The Oriental not only does all three and more, it manages to make you feel both at home and abroad all at the home time. At home because it’s a very easy place to relax in and abroad because you can stay there for days and still be discovering new rooms, restaurants, corners or views.

The Mandarin oriental Bangkok doesn’t feel like a big hotel, it feels like five different hotels. It’s a stress free environment  that’s easy to move about and operate in, to check in and out speedily, to never have to wait for anything.

One entrance to the sizeable pool takes you past a charming looking bar and restaurant where a string quartet are playing, the other side takes you into a colonial secret. A supremely cool white villa, lined with old black and white photographs of the thai royal family, and housing a library with twenty original portraits of literary stars who have stayed there. In a hundred yards you can walk quietly from European charm to poolside heat and on into a haven of prestigious and delicate society.

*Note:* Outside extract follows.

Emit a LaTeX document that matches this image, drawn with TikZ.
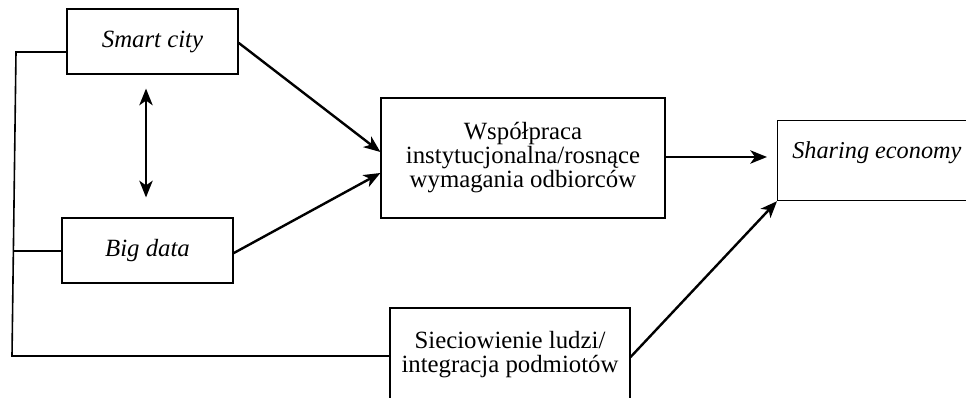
\documentclass[tikz,border=0pt]{standalone}
\usepackage{fontspec}
\setmainfont{Liberation Serif}
\usetikzlibrary{arrows.meta,calc}
\begin{document}
\begin{tikzpicture}[x=0.75pt,y=-0.75pt,
  txt/.style={font=\fontsize{18.6}{18}\selectfont},
  box/.style={draw, line width=0.9pt, inner sep=0pt, align=center, txt},
  arr/.style={line width=1.8pt, -{Stealth[length=12.5pt,width=10pt,inset=3.5pt]}},
  dblarr/.style={line width=1.8pt, {Stealth[length=12.5pt,width=10pt,inset=3.5pt]}-{Stealth[length=12.5pt,width=10pt,inset=3.5pt]}},
  frameline/.style={line width=1.2pt}]
\useasboundingbox (0,0) rectangle (966,398);
\clip (0,0) rectangle (966,398);

\node[box, minimum width=128.25pt, minimum height=48.75pt] (smart) at (152.5,41.5) {\textit{Smart city}};
\node[box, minimum width=128.25pt, minimum height=48.75pt] (bigdata) at (147.5,250.5) {\textit{Big data}};
\node[box, minimum width=213pt, minimum height=90pt] (middle) at (523,158) {Współpraca\\instytucjonalna/rosnące\\wymagania odbiorców};
\node[box, minimum width=180pt, minimum height=70.5pt] (sieci) at (510,355) {Sieciowienie ludzi/\\integracja podmiotów};
\node[box, minimum width=250pt, minimum height=60pt, anchor=north west] (sharing) at (777,120) {};
\node[anchor=base west, inner sep=0pt, font=\fontsize{18.2}{18}\selectfont] (sharetext) at (792,159) {\textit{Sharing economy}};

% left frame
\coordinate (ftop) at (16,52);
\coordinate (fbot) at (12,356);
\coordinate (fmid) at ($(ftop)!0.655!(fbot)$);
\draw[frameline] ([yshift=-7.9pt]smart.west) -- (ftop) -- (fbot) -- (fbot -| sieci.west);
\draw[frameline] (bigdata.west |- fmid) -- (fmid);

% double arrow
\coordinate (dx) at (146,0);
\draw[dblarr, shorten <=10.5pt, shorten >=15pt] (smart.south -| dx) -- (bigdata.north -| dx);

% arrows into middle
\draw[arr] ([yshift=-1pt]smart.east) -- ([yshift=4.5pt]middle.west);
\draw[arr] ([yshift=-2pt]bigdata.east) -- ([yshift=-11.25pt]middle.west);
\draw[arr, shorten >=7.5pt] ([yshift=0.75pt]middle.east) -- ([yshift=0.75pt]middle.east -| sharing.west);
\draw[arr] ([yshift=-1.5pt]sieci.east) -- (sharing.south west);
\end{tikzpicture}
\end{document}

Somewhere in the establishment there is a French Restaurant in this hotel that has recently been voted the best in Thailand. It’s a tribute to the hotel’s mystique and character that I didn’t come across it, unlike other big places you can go with the flow here without being ordered and marched around by masses of signs and overtly advertised floors and restaurants. Rather than eat European in the Orient I chose to dine in their Thai restaurant. To get there from the lobby you walk through one terrace bar and two restaurants packed with diners. You board a very traditional ornate looking ferry that is more like a floating temple, that delivers you across one of the major waterways of the orient to a part of the hotel that is more Thai than Western.

At this point If you’re wearing black you might want to gatecrash one of the fashion launches people like Jo Malone host in the outer pavilion.  If you are in need of an adrenalin kick you might want to descend on their sizeable gym, and if you’re hungry and inquisitive you can enjoy yourself in the Thai Restaurant which has a buffet with close on a hundred different things to chose from.

The most rewarding reason to cross the river is to visit the Spa. Thailand is famous for it’s massage and the spa industry has erupted across the country but the ayevedic  enclave hidden from view is the place you should visit above everything else at the Mandarin Oriental. With it’s Dark wood lined treatment rooms, old fashioned steam cabinets where you sit with your head out and body in it’s a million miles and moments away from the busy bustle of the scene across the river.  You could probably just holiday in the spa in it’s own right and forget about the city around you.